Daughter of a Lost Bird was screened at the AFI Docs Film Festival.

Every once in a while, we spot a little bird in the grass. She seems to be on her own but looks healthy; her mother probably took good care of her until now. Did she fall from the nest in the giant oak tree? Did she try her wings and crash into a window pane? Or is she following her heart which has told her that it was time to leave the nest and explore the world?

Brook Swaney directs this emotionally rich documentary whose title brings to mind the plight of a lost bird seeking its spiritual home, which is filled with joy and darkness, hope and suffering, love and injustice.

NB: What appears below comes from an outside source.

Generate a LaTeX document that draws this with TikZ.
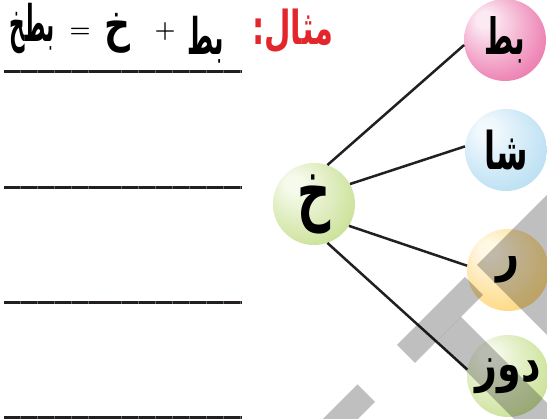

Kendra Mylnechuk Potter was adopted into a loving white family as a child and grew up in a very white neighborhood. She didn't learn about her possible "Native-ness" until she was 18. Soon after she decides that she would like to connect with her birth mother. During her search, she discovers that she is from the Lummi nation of Washington State and her mother, April, was also adopted out of the community as a child. The older woman has reconnected with her relatives and is happy to introduce her daughter to them. Their coming together turns out to be a healing process for both Kendra and April.

Kendra at a Lummi gathering

The film follows Kendra for seven years from her first phone call to April, when she admits she is scared, to her attendance at a Lummi gathering where she is able to take her own daughter to visit the grave of her great-grandfather. Along the way she learns that as many as 35% of Native children in the United States had been removed from their families, becoming pawns in the war to end tribal identities. Kendra recognizes that she is a perfect example of the assimilation sought by the government and admits that she has to deal with both "white guilt" and "Native anger."

This film is a portrait of two courageous women -- mother and daughter - - who are willing to allow us into their remarkable journey to find each other and their heritage.